Data shown ->
···

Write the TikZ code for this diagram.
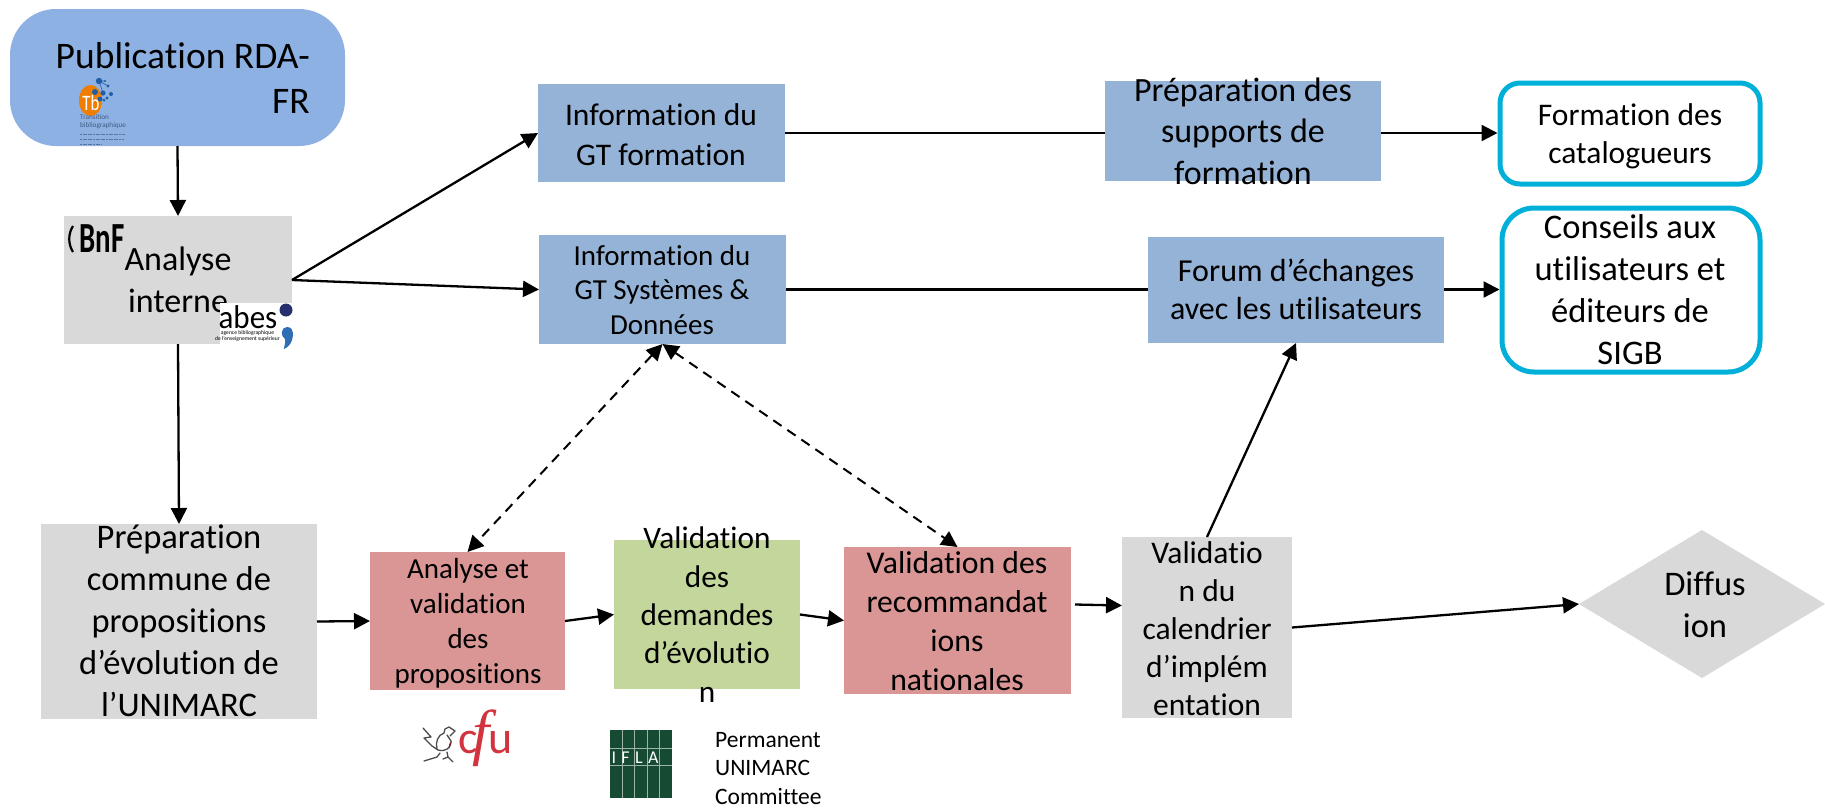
\documentclass[tikz,border=0pt]{standalone}
\usepackage{fontspec}
\usepackage{graphicx}
\setmainfont{Carlito}[Ligatures=NoCommon]
\newfontfamily\cfuswash{Liberation Serif}
\usetikzlibrary{arrows.meta,calc,shapes.geometric}
\definecolor{pubblue}{HTML}{8DB1E3}
\definecolor{boxblue}{HTML}{95B3D7}
\definecolor{boxgray}{HTML}{D9D9D9}
\definecolor{boxred}{HTML}{D99694}
\definecolor{boxgreen}{HTML}{C3D69B}
\definecolor{ringblue}{HTML}{00B0D8}
\definecolor{iflagreen}{HTML}{174A32}
\definecolor{iflagrid}{HTML}{9DB5A8}
\definecolor{cfured}{HTML}{D1343F}
\definecolor{tborange}{HTML}{EE7D00}
\definecolor{tbblue}{HTML}{1F5FA8}
\definecolor{tbgrey}{HTML}{3F5C85}
\definecolor{abesnavy}{HTML}{27306F}
\definecolor{abesblue}{HTML}{2F6DB5}
\tikzset{
  x=1pt,y=-1pt,
  box/.style={draw=none,inner sep=0pt,outer sep=0pt,rectangle},
  ring/.style={draw=ringblue,fill=white,line width=5pt,rounded corners=#1,rectangle,inner sep=0pt,outer sep=2.5pt},
  txt/.style 2 args={align=center,anchor=base,inner sep=0pt,font=\fontsize{#1}{#2}\selectfont},
  flow/.style={line width=2.3pt,-{Triangle[length=16pt,width=16pt]}},
  plain/.style={line width=2.3pt},
  both/.style={line width=2pt,dash pattern=on 10pt off 7pt,{Triangle[length=16pt,width=16pt]}-{Triangle[length=16pt,width=16pt]}},
  tbdot/.style={fill=tbblue,draw=none},
  fine/.style={draw=tbgrey,draw opacity=0.7,line width=0.9pt,dash pattern=on 2pt off 0.6pt},
}
\newcommand{\boxat}[7]{\node[box,fill=#2,minimum width=#5pt-#3pt,minimum height=#6pt-#4pt] (#1) at ({(#3+#5)/2},{(#4+#6)/2}) {};}
\begin{document}
\begin{tikzpicture}
\useasboundingbox (0,0) rectangle (1825,807);
% boxes
\node[box,fill=pubblue,rounded corners=46pt,minimum width=335pt,minimum height=137pt] (pub) at (177.5,77.5) {};
\boxat{ana}{boxgray}{64}{216}{292}{344}{}
\boxat{gtf}{boxblue}{538}{84}{785}{182}{}
\boxat{gts}{boxblue}{539}{235}{786}{344}{}
\boxat{sup}{boxblue}{1105}{81}{1381}{181}{}
\boxat{forum}{boxblue}{1148}{237}{1444}{343}{}
\node[ring=20pt,minimum width=260pt,minimum height=101pt] (cat) at (1630,133.5) {};
\node[ring=32pt,minimum width=258pt,minimum height=164pt] (sigb) at (1631,290) {};
\boxat{com}{boxgray}{41}{524}{317}{719}{}
\boxat{av}{boxred}{370}{552}{565}{690}{}
\boxat{dem}{boxgreen}{614}{540}{800}{689}{}
\boxat{rec}{boxred}{844}{547}{1071}{694}{}
\boxat{cal}{boxgray}{1122}{537}{1292}{718}{}
\node[diamond,fill=boxgray,inner sep=0pt,outer sep=0pt,minimum width=246pt,minimum height=148pt,aspect=1.66] (dif) at (1702,604) {};
% connectors
\draw[flow] (pub.south) -- (ana.north);
\draw[flow] (ana.east) -- (gtf.west);
\draw[flow] (ana.east) -- (gts.west);
\draw[plain] (gtf.east) -- (gtf.east -| sup.west);
\draw[flow] (gtf.east -| sup.east) -- (gtf.east -| cat.west);
\draw[plain] (gts.east) -- (gts.east -| forum.west);
\draw[flow] (gts.east -| forum.east) -- (gts.east -| sigb.west);
\draw[flow] (ana.south) -- (com.north);
\draw[flow] (com.east) -- (av.west);
\draw[flow] (av.east) -- (dem.west);
\draw[flow] (dem.east) -- (rec.west);
\draw[flow] ([yshift=16pt,xshift=4pt]rec.east) -- ([yshift=22pt]cal.west);
\draw[flow] (cal.east) -- (dif.west);
\draw[flow] (cal.north) -- (forum.south);
\draw[both] (gts.south) -- (av.north);
\draw[both] (gts.south) -- (rec.north);
% texts
\node[txt={37.5}{45},align=right,anchor=base east] (tpub) at (310,113) {Publication RDA-\\FR};
\node[txt={34}{42}] (tana) at (178,312) {Analyse\\interne};
\node[txt={31.5}{40}] (tgtf) at (661,165) {Information du\\GT formation};
\node[txt={29}{34.5}] (tgts) at (662,334) {Information du\\GT Systèmes \&\\Données};
\node[txt={34}{41.5}] (tsup) at (1243,184) {Préparation des\\supports de\\formation};
\node[txt={31.5}{38}] (tcat) at (1630,163) {Formation des\\catalogueurs};
\node[txt={32}{37.5}] (tforum) at (1296,319) {Forum d’échanges\\avec les utilisateurs};
\node[txt={34.5}{42}] (tsigb) at (1630,364) {Conseils aux\\utilisateurs et\\éditeurs de\\SIGB};
\node[txt={34.5}{42}] (tcom) at (179,716) {Préparation\\commune de\\propositions\\d’évolution de\\l’UNIMARC};
\node[txt={29}{35}] (tav) at (468,683) {Analyse et\\validation\\des\\propositions};
\node[txt={31.3}{38.3}] (tdem) at (707,702) {Validation\\des\\demandes\\d’évolutio\\n};
\node[txt={31.7}{39}] (trec) at (957,690) {Validation des\\recommandat\\ions\\nationales};
\node[txt={31.5}{38}] (tcal) at (1207,715) {Validatio\\n du\\calendrier\\d’implém\\entation};
\node[txt={34.5}{42}] (tdif) at (1705,637) {Diffus\\ion};
\node[txt={23.5}{28.5},align=left,anchor=base west] (tpum) at (715,804) {Permanent\\UNIMARC\\Committee};
% Tb logo
\fill[tborange] (90.5,100.5) ellipse [x radius=11.5,y radius=15.5];
\node[txt={21}{21},text=white] (ttb) at (91,110) {\scalebox{0.8}[1.05]{Tb}};
\draw[tbblue,line width=0.6pt] (99,81) -- (105,81) (99,81) -- (108,86) (99,81) -- (103,93);
\fill[tbdot] (99,81) circle (3.2) (105,81) circle (1.1) (95,92) circle (3) (103,93) circle (2.6)
  (108,86) circle (1.6) (111,94) circle (2) (107,98) circle (1.6) (100,99) circle (2.4) (104,100) circle (1.5);
\node[txt={7.2}{8},align=left,anchor=base west,text=tbgrey] (ttrans) at (80,127) {Transition\\bibliographique};
\draw[fine] (80,134) -- (125,134) (80,139) -- (124,139) (80,144) -- (101,144);
% BnF logo
\draw[black,line width=2.2pt] (73,226) .. controls (68,234) and (68,244) .. (73,252);
\node[txt={37}{37}] (tbnf) at (102,252) {\scalebox{0.78}[1.16]{\bfseries BnF}};
% abes logo
\node[box,fill=white,minimum width=73pt,minimum height=47pt] (abesbg) at (256.5,326.5) {};
\node[txt={33}{33}] (tabes) at (248,328) {\scalebox{0.94}[1]{abes}};
\node[txt={5.6}{5.6}] (tabes2) at (247.5,340) {agence bibliographique\\de l’enseignement supérieur};
\fill[abesnavy] (286,310) circle (6.5);
\fill[abesblue] (293,333) .. controls (293,342) and (289,347) .. (284,349) .. controls (284,345) and (286,343) .. (285,339) .. controls (280,336) and (281,327) .. (287,327) .. controls (291,327) and (293,330) .. (293,333) -- cycle;
% cfu logo
\node[txt={46}{46},text=cfured,anchor=base west] (tcfu) at (458,753) {c\kern-5pt{\cfuswash\itshape\fontsize{62}{62}\selectfont f}\kern-1pt u};
\draw[black!70,line width=1.3pt,line join=round,line cap=round]
  (423,728) -- (431,737) -- (424,738) -- (432,746) -- (438,750) .. controls (446,752) and (451,748) .. (451,741) -- (447,735)
  (437,749) .. controls (435,742) and (438,735) .. (444,733) -- (445,729) -- (449,727) -- (455,731) -- (450,736)
  (440,753) -- (437,757) -- (424,761) (447,752) -- (448,757) -- (443,759) (448,757) -- (453,762);
\fill[cfured!70!black] (449,744) -- (452,741) -- (449,749) -- cycle;
% IFLA logo
\fill[iflagreen] (610,730) rectangle (672,798);
\draw[iflagrid,line width=1pt] (622,730) -- (622,798) (634,730) -- (634,798) (647,730) -- (647,798) (659,730) -- (659,798)
  (610,748) -- (672,748) (610,765) -- (672,765);
\node[txt={18}{18},text=white,anchor=base] (tifla) at (635,763) {\addfontfeature{LetterSpace=30}IFLA};
\end{tikzpicture}
\end{document}
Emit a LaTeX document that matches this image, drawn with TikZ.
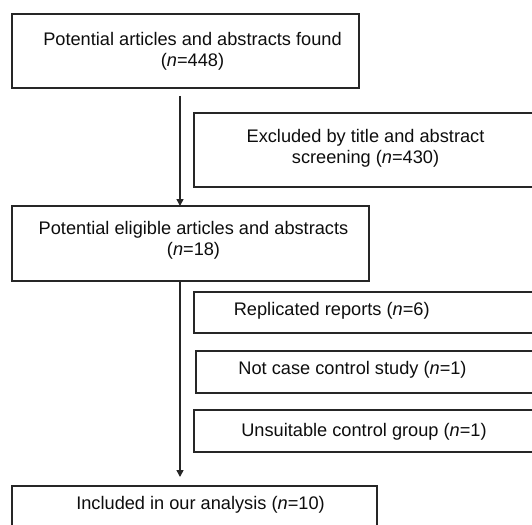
\documentclass[tikz,border=0pt]{standalone}
\usepackage{fontspec}
\setmainfont{Liberation Sans}
\usetikzlibrary{arrows.meta}
\begin{document}
\begin{tikzpicture}[x=1pt,y=-1pt,
  box/.style={draw=black!85, line width=1.9pt, rectangle, inner sep=0pt, outer sep=0pt},
  txt/.style={align=center, inner sep=0pt, font=\fontsize{18.2}{21}\selectfont, text=black!95},
  arr/.style={draw=black!85, line width=1.6pt, -{Triangle[length=7pt,width=7pt]}}]
\useasboundingbox (0,0) rectangle (532,524);
\clip (0,0) rectangle (532,524);
% boxes
\node[box, minimum width=347pt, minimum height=74pt] (b1) at (185.5,51) {};
\node[box, minimum width=351pt, minimum height=74pt] (bex) at (369.5,150) {};
\node[box, minimum width=357pt, minimum height=75pt] (b2) at (190.5,243.5) {};
\node[box, minimum width=351pt, minimum height=41pt] (r1) at (369.5,312.5) {};
\node[box, minimum width=349pt, minimum height=42pt] (r2) at (370.5,372) {};
\node[box, minimum width=351pt, minimum height=42pt] (r3) at (369.5,431) {};
\node[box, minimum width=365pt, minimum height=54pt] (b3) at (194.5,513) {};
% texts
\node[txt] (t1) at (192.5,51) {Potential articles and abstracts found\\(\textit{n}=448)};
\node[txt] (t2) at (365.5,148) {Excluded by title and abstract\\screening (\textit{n}=430)};
\node[txt] (t3) at (193.5,240.5) {Potential eligible articles and abstracts\\(\textit{n}=18)};
\node[txt] (t4) at (331.7,310.5) {Replicated reports (\textit{n}=6)};
\node[txt] (t5) at (352.5,370) {Not case control study (\textit{n}=1)};
\node[txt] (t6) at (364,431.5) {Unsuitable control group (\textit{n}=1)};
\node[txt] (t7) at (200.5,504.5) {Included in our analysis (\textit{n}=10)};
% arrows
\coordinate (ax) at (180,0);
\draw[arr, shorten <=8pt] (b1.south -| ax) -- (b2.north -| ax);
\draw[arr, shorten <=1pt, shorten >=9pt] (b2.south -| ax) -- (b3.north -| ax);
\end{tikzpicture}
\end{document}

···

Challenge -> In the records above, locate the lines holding the word "this". Copy each of them.

Output of the task ->
Write the TikZ code for this diagram.
Emit a LaTeX document that matches this image, drawn with TikZ.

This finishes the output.